GameSpot’s Michael Higham was less enamored with the RPG, writing that it follows “a very familiar formula” that doesn’t do enough to engage with its setting despite the sense of scale: “ultimately a mile wide and an inch deep.” Higham called out most of the dialogue with Constellation’s members as generic and the choices you get throughout feeling insignificant: “Dialogue options evoke slightly different responses or tease more information, but rarely influence the overarching path.” He did praise the shooting, space exploration, and how polished Starfield is considering its scale.
“The most opulent of patchwork blankets”
RPGSite’s Alex Donaldson wrote that Starfield offers the “best-ever version” of Bethesda’s type of game, praising how immersive it feels and just how much there is to do. “Chances are if you can imagine a science fiction or space game trope, it’s in here… Starfield is effortlessly the sort of game that can ignite true childlike curiosity and glee; where you’re on target to one specific objective and then spot something off in the distance or to the side that completely sidetracks you for hours at a time.”
Donaldson pointed out that he expects the lack of seamless exploration to be divisive, and that “the stop-start nature of navigating the galaxy was slightly jarring at first” but that eventually he came to like the separation between ship building, fighting, and exploration.

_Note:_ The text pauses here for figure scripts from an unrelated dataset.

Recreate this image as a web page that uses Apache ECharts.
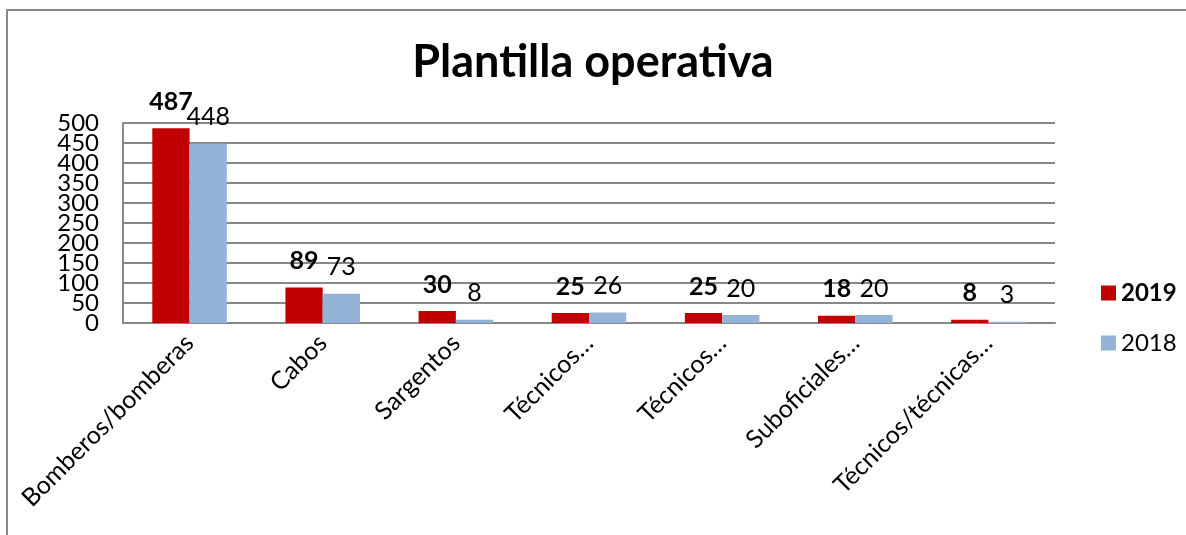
<!DOCTYPE html>
<html>
<head>
<meta charset="utf-8">
<script src="https://cdn.jsdelivr.net/npm/echarts@6/dist/echarts.min.js"></script>
<style>
  html, body { margin: 0; padding: 0; background: #fff; }
  #chart { width: 1186px; height: 535px; }
</style>
</head>
<body>
<div id="chart"></div>
<script>
// categorías (texto ya recortado como en el original)
const categories = ['Bomberos/bomberas', 'Cabos', 'Sargentos', 'Técnicos…', 'Técnicos…', 'Suboficiales…', 'Técnicos/técnicas…'];
const values2019 = [487, 89, 30, 25, 25, 18, 8];
const values2018 = [448, 73, 8, 26, 20, 20, 3];

const FONT = 'Lato, "Open Sans", sans-serif';
const Y_MIN = 0, Y_MAX = 500, Y_STEP = 50;

const chart = echarts.init(document.getElementById('chart'));

// las etiquetas del eje Y se solapan (como en Excel): se reparten en dos ejes
// idénticos para que ECharts no oculte ninguna
function yAxisDef(even) {
    return {
        type: 'value',
        min: Y_MIN,
        max: Y_MAX,
        interval: Y_STEP,
        position: 'left',
        axisLine: { show: even, lineStyle: { color: '#888', width: 2 } },
        axisTick: { show: false },
        splitLine: { show: even, lineStyle: { color: '#888', width: 2 } },
        axisLabel: {
            margin: 24,
            fontFamily: FONT,
            fontSize: 24,
            color: '#000',
            showMinLabel: even,
            showMaxLabel: even,
            formatter: v => ((Math.round(v / Y_STEP) % 2 === 0) === even ? String(v) : '')
        }
    };
}

chart.setOption({
    animation: false,
    title: {
        text: 'Plantilla operativa',
        left: 'center',
        top: 35,
        textStyle: { fontFamily: FONT, fontSize: 45, fontWeight: 'bold', color: '#000' }
    },
    graphic: [{
        type: 'polyline',
        shape: { points: [[7, 535], [7, 10], [1186, 10]] },
        style: { stroke: '#888', lineWidth: 2, fill: null }
    }],
    legend: {
        orient: 'vertical',
        left: 1096,
        top: 276,
        itemGap: 26,
        itemWidth: 15,
        itemHeight: 15,
        icon: 'rect',
        data: ['2019', '2018'],
        formatter: name => name === '2019' ? '{b|2019}' : '{n|2018}',
        textStyle: {
            fontFamily: FONT,
            rich: {
                b: { fontFamily: FONT, fontSize: 24, fontWeight: 'bold', color: '#000' },
                n: { fontFamily: FONT, fontSize: 24, color: '#000' }
            }
        }
    },
    grid: { left: 123, right: 131, top: 123, bottom: 212, containLabel: false },
    xAxis: {
        type: 'category',
        data: categories,
        axisLine: { lineStyle: { color: '#888', width: 2 } },
        axisTick: { show: false },
        axisLabel: {
            rotate: 45,
            interval: 0,
            margin: 16,
            fontFamily: FONT,
            fontSize: 25,
            color: '#000'
        }
    },
    yAxis: [yAxisDef(true), yAxisDef(false)],
    series: [
        {
            name: '2019',
            type: 'bar',
            data: values2019,
            barWidth: '28%',
            barGap: '0%',
            itemStyle: { color: '#C00000' },
            label: {
                show: true,
                position: 'top',
                distance: 14,
                fontFamily: FONT,
                fontSize: 25,
                fontWeight: 'bold',
                color: '#000'
            }
        },
        {
            name: '2018',
            type: 'bar',
            data: values2018,
            barWidth: '28%',
            itemStyle: { color: '#95B3D7' },
            label: {
                show: true,
                position: 'top',
                distance: 14,
                fontFamily: FONT,
                fontSize: 25,
                color: '#000'
            }
        }
    ]
});

window.addEventListener('resize', () => chart.resize());
</script>
</body>
</html>
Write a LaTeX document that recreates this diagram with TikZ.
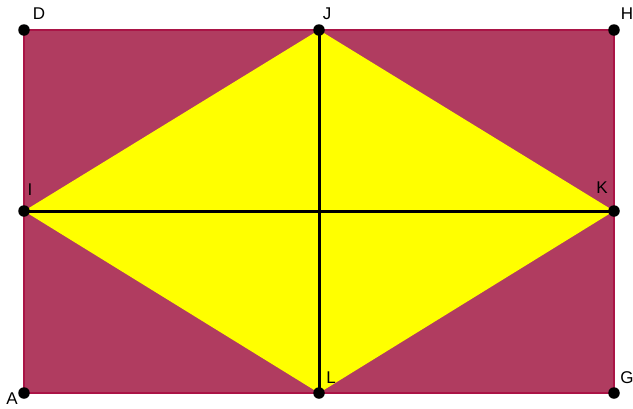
\documentclass[tikz,border=0pt]{standalone}
\usepackage{fontspec}
\setmainfont{Liberation Sans}
\definecolor{rectfill}{RGB}{176,60,96}
\definecolor{rectline}{RGB}{170,20,70}
\definecolor{rhomb}{RGB}{255,255,0}
\begin{document}
\begin{tikzpicture}[x=1pt,y=-1pt,
  pt/.style={circle,fill=black,inner sep=0pt,minimum size=11.5pt},
  lab/.style={font=\fontsize{17}{17}\selectfont,inner sep=0pt},
  seg/.style={line width=3pt}]
\useasboundingbox (0,0) rectangle (633,408);
\coordinate (D) at (24,30);
\coordinate (J) at (319,30);
\coordinate (H) at (614,30);
\coordinate (I) at (24,211);
\coordinate (K) at (614,211);
\coordinate (A) at (24,393);
\coordinate (L) at (319,393);
\coordinate (G) at (614,393);
\filldraw[fill=rectfill,draw=rectline,line width=1.2pt] (A) -- (G) -- (H) -- (D) -- cycle;
\fill[rhomb] (J) -- (K) -- (L) -- (I) -- cycle;
\draw[seg] (I) -- (K);
\draw[seg] (J) -- (L);
\foreach \p in {D,J,H,I,K,A,L,G} \node[pt] (n\p) at (\p) {};
\node[lab] (tD) at (39,14) {D};
\node[lab] (tJ) at (327,14) {J};
\node[lab] (tH) at (627,14) {H};
\node[lab] (tI) at (30,190) {I};
\node[lab] (tK) at (602,188) {K};
\node[lab] (tA) at (12,399) {A};
\node[lab] (tL) at (331,378) {L};
\node[lab] (tG) at (627,378) {G};
\end{tikzpicture}
\end{document}
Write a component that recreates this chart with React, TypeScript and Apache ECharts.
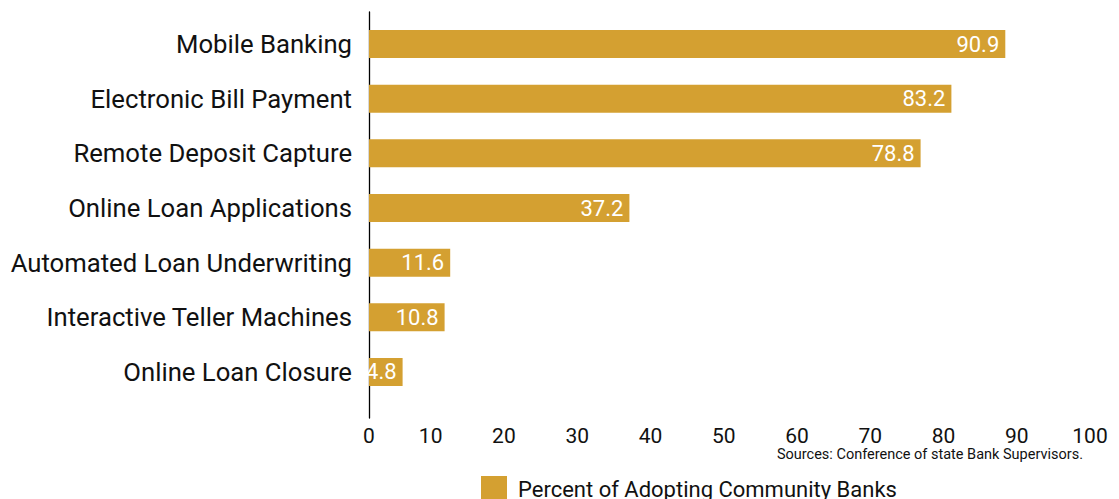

“It feels cold, lifeless, and uninspired… less a startling or awesome vision of the future than a hodgepodge of obvious influences”
Paste’s Garrett Martin wrote that Starfield “makes exploring unknown galaxies feel like drudge work,” stating that its major failing is in the writing: “It lacks the memorable characters of Fallout 4, the compelling mysteries you discover on the edges of Skryim’s main quest, and the strong sense of place of Fallout 3.”

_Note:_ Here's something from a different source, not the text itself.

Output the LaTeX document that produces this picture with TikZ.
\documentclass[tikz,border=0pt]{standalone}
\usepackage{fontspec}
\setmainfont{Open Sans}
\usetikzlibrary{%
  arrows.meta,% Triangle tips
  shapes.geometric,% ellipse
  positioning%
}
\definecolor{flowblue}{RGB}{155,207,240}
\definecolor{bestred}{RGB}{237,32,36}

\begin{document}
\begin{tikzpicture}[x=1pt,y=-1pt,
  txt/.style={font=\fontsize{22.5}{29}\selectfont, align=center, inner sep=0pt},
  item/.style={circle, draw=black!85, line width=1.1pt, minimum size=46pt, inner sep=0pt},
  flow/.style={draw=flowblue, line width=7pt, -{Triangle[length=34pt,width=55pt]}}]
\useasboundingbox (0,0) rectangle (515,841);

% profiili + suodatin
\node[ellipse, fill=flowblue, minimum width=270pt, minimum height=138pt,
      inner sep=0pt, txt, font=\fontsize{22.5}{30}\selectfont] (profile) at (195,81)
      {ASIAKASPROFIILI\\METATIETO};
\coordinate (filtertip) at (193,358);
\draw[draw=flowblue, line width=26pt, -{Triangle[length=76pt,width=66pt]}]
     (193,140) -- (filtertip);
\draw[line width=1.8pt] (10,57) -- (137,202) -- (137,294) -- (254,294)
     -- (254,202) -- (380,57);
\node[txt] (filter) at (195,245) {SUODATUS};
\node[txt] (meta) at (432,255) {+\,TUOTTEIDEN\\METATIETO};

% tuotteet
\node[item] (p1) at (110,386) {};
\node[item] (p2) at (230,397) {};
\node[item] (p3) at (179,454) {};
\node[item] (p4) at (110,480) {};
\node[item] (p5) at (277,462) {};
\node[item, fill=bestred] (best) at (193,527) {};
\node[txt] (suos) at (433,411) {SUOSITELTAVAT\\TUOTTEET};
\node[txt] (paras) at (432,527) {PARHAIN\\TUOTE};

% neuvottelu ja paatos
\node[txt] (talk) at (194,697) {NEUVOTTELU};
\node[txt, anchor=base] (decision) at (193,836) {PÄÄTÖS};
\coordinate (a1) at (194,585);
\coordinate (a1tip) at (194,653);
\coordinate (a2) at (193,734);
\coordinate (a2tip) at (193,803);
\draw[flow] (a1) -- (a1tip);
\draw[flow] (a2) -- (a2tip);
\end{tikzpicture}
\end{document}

The procedurally generated planets also fell flat for him, even though he ultimately found exploration Starfield’s strength. While he looked over the faults in Bethesda’s past games “because of the quality of the writing and the worldbuilding,” that didn’t happen in Starfield. “Playing Starfield makes me want to play games that explore space and games that were made by Bethesda, but it doesn’t make me want to play Starfield. It tries to give us the universe, but it’s so weighed down by its own ambitions and a fundamental lack of inspiration that it can’t even get into orbit.”